Re: Example of filtering an RDF stream

good afternoon;

> On 2015-12-04, at 12:00, Robin Keskisärkkä <robin.keskisarkka@liu.se> wrote:
> 
> Hi all!
> For the way I interpret 2) I propose that the average results be placed in "new" graphs, since reusing the old graph URI:s may not make sense. Now, this particular query is slightly more complex and uses a nested select query to find the average temperature and the most recent timestamp for each city.
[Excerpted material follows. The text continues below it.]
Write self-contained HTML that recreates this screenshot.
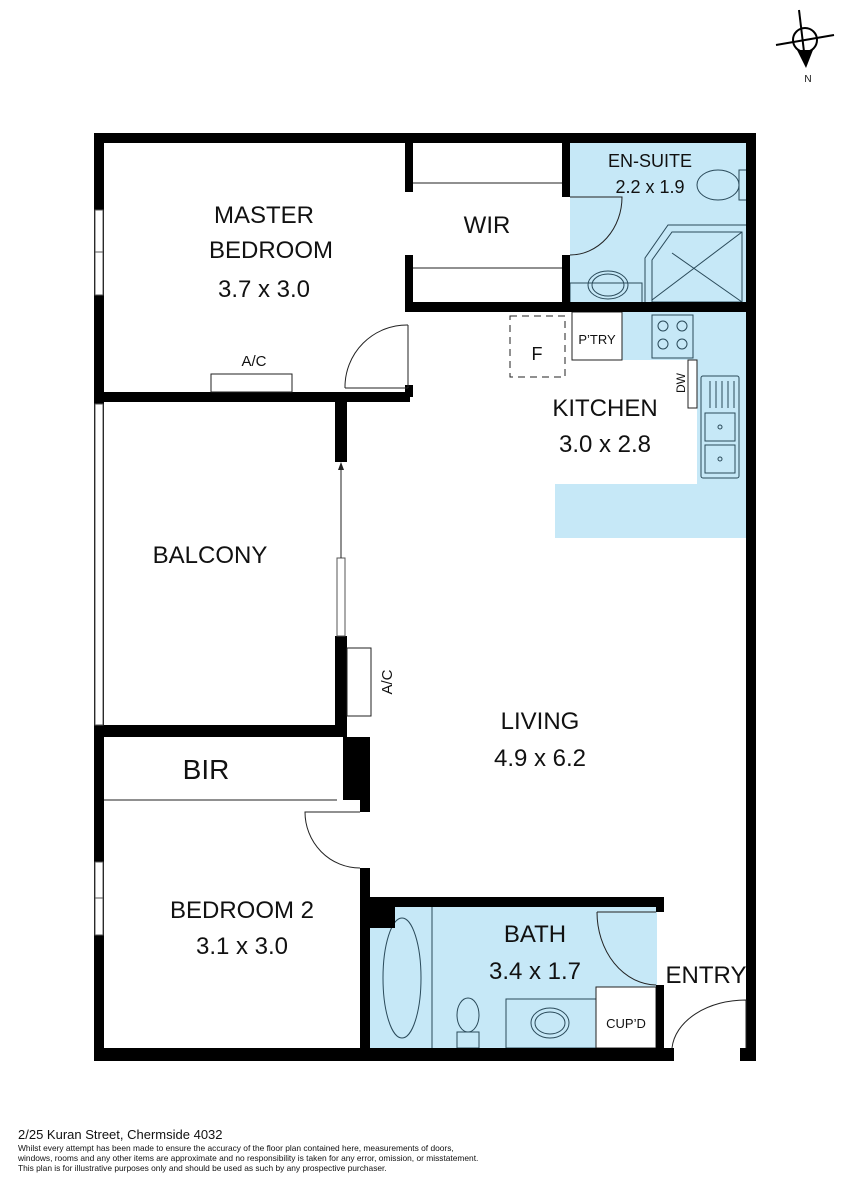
<!DOCTYPE html>
<html><head><meta charset="utf-8"><style>
html,body{margin:0;padding:0;background:#fff;}
svg{display:block;}
text{font-family:"Liberation Sans",sans-serif;fill:#111;}
</style></head><body>
<svg width="848" height="1200" viewBox="0 0 848 1200" xmlns="http://www.w3.org/2000/svg">
<rect width="848" height="1200" fill="#fff"/>
<g fill="#c6e8f7">
<rect x="570" y="143" width="177" height="160"/>
<polygon points="622,312 747,312 747,538 555,538 555,484 697,484 697,360 622,360"/>
<rect x="370" y="907" width="287" height="142"/>
</g>
<g fill="none" stroke="#2a4a5a" stroke-width="1">
<ellipse cx="718" cy="185" rx="21" ry="15"/>
<rect x="739" y="170" width="8" height="30"/>
<polygon points="645,258 668,225 747,225 747,305 645,305"/>
<polygon points="652,260 672,232 742,232 742,302 652,302"/>
<line x1="672" y1="253" x2="742" y2="302"/><line x1="742" y1="232" x2="652" y2="300"/>
<rect x="570" y="283" width="72" height="22"/>
<ellipse cx="608" cy="285" rx="20" ry="14"/><ellipse cx="608" cy="285" rx="16" ry="11"/>
<rect x="652" y="315" width="41" height="43"/>
<circle cx="663" cy="326" r="5"/><circle cx="682" cy="326" r="5"/><circle cx="663" cy="344" r="5"/><circle cx="682" cy="344" r="5"/>
<rect x="701" y="376" width="38" height="102" rx="2"/>
<rect x="705" y="413" width="30" height="28"/><rect x="705" y="445" width="30" height="28"/>
<circle cx="720" cy="427" r="2"/><circle cx="720" cy="459" r="2"/>
<line x1="710" y1="381" x2="710" y2="408"/><line x1="716" y1="381" x2="716" y2="408"/><line x1="722" y1="381" x2="722" y2="408"/><line x1="728" y1="381" x2="728" y2="408"/><line x1="734" y1="381" x2="734" y2="408"/>
<ellipse cx="402" cy="978" rx="19" ry="60"/>
<line x1="432" y1="907" x2="432" y2="1048"/>
<ellipse cx="468" cy="1015" rx="11" ry="17"/><rect x="457" y="1032" width="22" height="16"/>
<rect x="506" y="999" width="90" height="49"/>
<ellipse cx="550" cy="1023" rx="19" ry="15"/><ellipse cx="550" cy="1023" rx="15" ry="11"/>
</g>
<g fill="#fff" stroke="#222" stroke-width="1">
<rect x="572" y="312" width="50" height="48"/>
<rect x="596" y="987" width="60" height="61"/>
<rect x="688" y="360" width="9" height="48"/>
</g>
<g fill="#000">
<rect x="94" y="133" width="662" height="10"/>
<rect x="94" y="133" width="10" height="928"/>
<rect x="746" y="133" width="10" height="928"/>
<rect x="94" y="1048" width="580" height="13"/>
<rect x="740" y="1048" width="16" height="13"/>
<rect x="104" y="392" width="306" height="10"/>
<rect x="405" y="143" width="8" height="49"/>
<rect x="405" y="255" width="8" height="50"/>
<rect x="405" y="302" width="351" height="10"/>
<rect x="405" y="385" width="8" height="12"/>
<rect x="562" y="143" width="8" height="54"/>
<rect x="562" y="255" width="8" height="50"/>
<rect x="335" y="402" width="12" height="60"/>
<rect x="335" y="636" width="12" height="100"/>
<rect x="94" y="725" width="253" height="12"/>
<rect x="343" y="737" width="27" height="63"/>
<rect x="360" y="800" width="10" height="12"/>
<rect x="360" y="868" width="10" height="182"/>
<rect x="360" y="897" width="304" height="10"/>
<rect x="370" y="907" width="25" height="21"/>
<rect x="656" y="897" width="8" height="15"/>
<rect x="656" y="985" width="8" height="65"/>
<rect x="664" y="1048" width="10" height="13"/>
</g>
<g fill="#fff" stroke="#555" stroke-width="1">
<rect x="95" y="210" width="8" height="85"/><line x1="95" y1="252" x2="103" y2="252"/>
<rect x="95" y="404" width="8" height="321"/>
<rect x="95" y="862" width="8" height="73"/><line x1="95" y1="898" x2="103" y2="898"/>
<rect x="337" y="558" width="8" height="78"/>
</g>
<g fill="none" stroke="#222" stroke-width="1">
<line x1="413" y1="183" x2="562" y2="183"/><line x1="413" y1="268" x2="562" y2="268"/>
<line x1="104" y1="800" x2="337" y2="800"/>
<rect x="211" y="374" width="81" height="18"/>
<rect x="347" y="648" width="24" height="68"/>
<line x1="341" y1="465" x2="341" y2="558"/>
<path d="M345,388 A62,62 0 0 1 408,325"/><line x1="345" y1="388" x2="408" y2="388"/><line x1="408" y1="325" x2="408" y2="388"/>
<path d="M570,197 L622,197 A52,58 0 0 1 570,255"/>
<path d="M360,868 A55,56 0 0 1 305,812 L360,812"/>
<path d="M597,912 L656,912 M597,912 A60,73 0 0 0 656,985"/>
<path d="M672,1048 A74,52 0 0 1 746,1000 L746,1048"/>
<rect x="510" y="316" width="55" height="61" stroke-dasharray="7,5"/>
</g>
<polygon points="341,462 338,470 344,470" fill="#222"/>
<g stroke="#000" stroke-width="2" fill="none">
<circle cx="805" cy="40" r="12"/>
<line x1="799" y1="10" x2="805" y2="60"/>
<line x1="776" y1="45" x2="834" y2="35"/>
</g>
<polygon points="797,50 813,50 806,68" fill="#000"/>
<text x="808" y="82" font-size="10" text-anchor="middle">N</text>
<g text-anchor="middle" font-size="24">
<text x="264" y="223">MASTER</text>
<text x="271" y="258">BEDROOM</text>
<text x="264" y="297">3.7 x 3.0</text>
<text x="487" y="233">WIR</text>
<text x="210" y="563">BALCONY</text>
<text x="605" y="416">KITCHEN</text>
<text x="605" y="452">3.0 x 2.8</text>
<text x="540" y="729">LIVING</text>
<text x="540" y="766">4.9 x 6.2</text>
<text x="206" y="779" font-size="28">BIR</text>
<text x="242" y="918">BEDROOM 2</text>
<text x="242" y="954">3.1 x 3.0</text>
<text x="535" y="942">BATH</text>
<text x="535" y="979">3.4 x 1.7</text>
<text x="706" y="983">ENTRY</text>
<text x="650" y="167" font-size="18">EN-SUITE</text>
<text x="650" y="193" font-size="18">2.2 x 1.9</text>
<text x="537" y="360" font-size="18">F</text>
<text x="597" y="344" font-size="13">P’TRY</text>
<text x="254" y="366" font-size="15">A/C</text>
<text x="626" y="1028" font-size="13">CUP’D</text>
</g>
<text transform="translate(392,682) rotate(-90)" text-anchor="middle" font-size="15">A/C</text>
<text transform="translate(685,383) rotate(-90)" text-anchor="middle" font-size="12">DW</text>
<text x="18" y="1139" font-size="13">2/25 Kuran Street, Chermside 4032</text>
<g font-size="8.4">
<text x="18" y="1151">Whilst every attempt has been made to ensure the accuracy of the floor plan contained here, measurements of doors,</text>
<text x="18" y="1161">windows, rooms and any other items are approximate and no responsibility is taken for any error, omission, or misstatement.</text>
<text x="18" y="1171">This plan is for illustrative purposes only and should be used as such by any prospective purchaser.</text>
</g>
</svg>
</body></html>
The query assumes that subtraction of timestamps is supported and that it returns xsd:duration (this is e.g. the way it is implemented in Jena). Perhaps there are other interpretations that should be covered as well.

if you generate a result in which the graph is identified by a blank node, if it is other than ephemeral, by standard rdf semantics, you will need to add metadata if you intend to ever distinguish it from other results with analogous content.
if, on the other hand, it is ephemeral, it is not clear, why one would need to isolate it into its own graph - the graph identifier would be gratuitous and a triple field would suffice.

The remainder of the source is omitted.